**EXERCISE**
Transcribe the material in full. Nothing should differ except that the pictures are left out.

**INFORMATION SUPPLIED**
----

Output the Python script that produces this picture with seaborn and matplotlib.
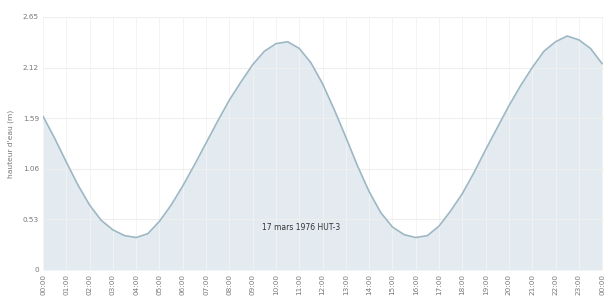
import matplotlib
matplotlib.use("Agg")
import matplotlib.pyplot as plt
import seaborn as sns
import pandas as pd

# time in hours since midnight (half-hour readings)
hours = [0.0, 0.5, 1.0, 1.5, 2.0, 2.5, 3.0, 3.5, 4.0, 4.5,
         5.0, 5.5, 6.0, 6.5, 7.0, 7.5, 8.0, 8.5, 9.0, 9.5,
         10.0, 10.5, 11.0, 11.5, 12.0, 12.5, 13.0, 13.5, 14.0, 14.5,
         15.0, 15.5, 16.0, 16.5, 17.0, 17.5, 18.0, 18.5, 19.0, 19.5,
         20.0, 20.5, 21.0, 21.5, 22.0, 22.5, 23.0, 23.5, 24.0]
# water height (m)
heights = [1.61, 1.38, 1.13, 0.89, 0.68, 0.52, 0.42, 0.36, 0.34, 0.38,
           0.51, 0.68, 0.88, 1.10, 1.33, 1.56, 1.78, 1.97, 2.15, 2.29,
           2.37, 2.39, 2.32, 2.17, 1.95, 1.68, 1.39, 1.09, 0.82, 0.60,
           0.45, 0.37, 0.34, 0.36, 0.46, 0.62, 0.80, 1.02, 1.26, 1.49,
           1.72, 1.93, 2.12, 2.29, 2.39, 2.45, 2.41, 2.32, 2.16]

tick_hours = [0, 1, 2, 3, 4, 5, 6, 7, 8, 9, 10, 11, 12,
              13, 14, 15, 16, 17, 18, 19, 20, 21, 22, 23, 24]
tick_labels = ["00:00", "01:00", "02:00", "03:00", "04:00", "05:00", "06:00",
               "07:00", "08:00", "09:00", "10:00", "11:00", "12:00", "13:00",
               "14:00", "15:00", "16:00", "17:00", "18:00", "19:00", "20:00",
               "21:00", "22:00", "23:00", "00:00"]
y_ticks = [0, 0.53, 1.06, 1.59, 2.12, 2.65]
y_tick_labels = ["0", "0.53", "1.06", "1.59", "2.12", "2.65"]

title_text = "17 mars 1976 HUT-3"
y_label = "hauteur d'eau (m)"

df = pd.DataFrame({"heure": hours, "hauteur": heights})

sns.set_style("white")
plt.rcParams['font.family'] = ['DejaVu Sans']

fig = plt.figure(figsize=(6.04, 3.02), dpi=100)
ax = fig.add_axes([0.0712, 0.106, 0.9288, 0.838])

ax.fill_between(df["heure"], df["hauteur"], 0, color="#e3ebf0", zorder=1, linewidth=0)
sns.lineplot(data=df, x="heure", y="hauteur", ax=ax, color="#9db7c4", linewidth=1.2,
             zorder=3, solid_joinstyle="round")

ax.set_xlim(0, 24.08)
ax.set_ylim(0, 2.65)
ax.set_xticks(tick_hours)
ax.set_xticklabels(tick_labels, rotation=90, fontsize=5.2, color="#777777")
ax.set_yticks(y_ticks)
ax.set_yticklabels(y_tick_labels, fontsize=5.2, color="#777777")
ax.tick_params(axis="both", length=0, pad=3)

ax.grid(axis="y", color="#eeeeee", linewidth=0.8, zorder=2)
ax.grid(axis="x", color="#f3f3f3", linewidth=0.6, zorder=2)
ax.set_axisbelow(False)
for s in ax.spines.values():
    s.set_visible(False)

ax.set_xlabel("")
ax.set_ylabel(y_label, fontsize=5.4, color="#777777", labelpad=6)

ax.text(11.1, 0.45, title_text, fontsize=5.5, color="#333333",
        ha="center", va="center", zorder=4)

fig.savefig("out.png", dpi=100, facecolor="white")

----

**RESULT OF THE EXERCISE**
Output the Python script that produces this picture with seaborn and matplotlib.
import matplotlib
matplotlib.use("Agg")
import matplotlib.pyplot as plt
import seaborn as sns
import pandas as pd

# time in hours since midnight (half-hour readings)
hours = [0.0, 0.5, 1.0, 1.5, 2.0, 2.5, 3.0, 3.5, 4.0, 4.5,
         5.0, 5.5, 6.0, 6.5, 7.0, 7.5, 8.0, 8.5, 9.0, 9.5,
         10.0, 10.5, 11.0, 11.5, 12.0, 12.5, 13.0, 13.5, 14.0, 14.5,
         15.0, 15.5, 16.0, 16.5, 17.0, 17.5, 18.0, 18.5, 19.0, 19.5,
         20.0, 20.5, 21.0, 21.5, 22.0, 22.5, 23.0, 23.5, 24.0]
# water height (m)
heights = [1.61, 1.38, 1.13, 0.89, 0.68, 0.52, 0.42, 0.36, 0.34, 0.38,
           0.51, 0.68, 0.88, 1.10, 1.33, 1.56, 1.78, 1.97, 2.15, 2.29,
           2.37, 2.39, 2.32, 2.17, 1.95, 1.68, 1.39, 1.09, 0.82, 0.60,
           0.45, 0.37, 0.34, 0.36, 0.46, 0.62, 0.80, 1.02, 1.26, 1.49,
           1.72, 1.93, 2.12, 2.29, 2.39, 2.45, 2.41, 2.32, 2.16]

tick_hours = [0, 1, 2, 3, 4, 5, 6, 7, 8, 9, 10, 11, 12,
              13, 14, 15, 16, 17, 18, 19, 20, 21, 22, 23, 24]
tick_labels = ["00:00", "01:00", "02:00", "03:00", "04:00", "05:00", "06:00",
               "07:00", "08:00", "09:00", "10:00", "11:00", "12:00", "13:00",
               "14:00", "15:00", "16:00", "17:00", "18:00", "19:00", "20:00",
               "21:00", "22:00", "23:00", "00:00"]
y_ticks = [0, 0.53, 1.06, 1.59, 2.12, 2.65]
y_tick_labels = ["0", "0.53", "1.06", "1.59", "2.12", "2.65"]

title_text = "17 mars 1976 HUT-3"
y_label = "hauteur d'eau (m)"

df = pd.DataFrame({"heure": hours, "hauteur": heights})

sns.set_style("white")
plt.rcParams['font.family'] = ['DejaVu Sans']

fig = plt.figure(figsize=(6.04, 3.02), dpi=100)
ax = fig.add_axes([0.0712, 0.106, 0.9288, 0.838])

ax.fill_between(df["heure"], df["hauteur"], 0, color="#e3ebf0", zorder=1, linewidth=0)
sns.lineplot(data=df, x="heure", y="hauteur", ax=ax, color="#9db7c4", linewidth=1.2,
             zorder=3, solid_joinstyle="round")

ax.set_xlim(0, 24.08)
ax.set_ylim(0, 2.65)
ax.set_xticks(tick_hours)
ax.set_xticklabels(tick_labels, rotation=90, fontsize=5.2, color="#777777")
ax.set_yticks(y_ticks)
ax.set_yticklabels(y_tick_labels, fontsize=5.2, color="#777777")
ax.tick_params(axis="both", length=0, pad=3)

ax.grid(axis="y", color="#eeeeee", linewidth=0.8, zorder=2)
ax.grid(axis="x", color="#f3f3f3", linewidth=0.6, zorder=2)
ax.set_axisbelow(False)
for s in ax.spines.values():
    s.set_visible(False)

ax.set_xlabel("")
ax.set_ylabel(y_label, fontsize=5.4, color="#777777", labelpad=6)

ax.text(11.1, 0.45, title_text, fontsize=5.5, color="#333333",
        ha="center", va="center", zorder=4)

fig.savefig("out.png", dpi=100, facecolor="white")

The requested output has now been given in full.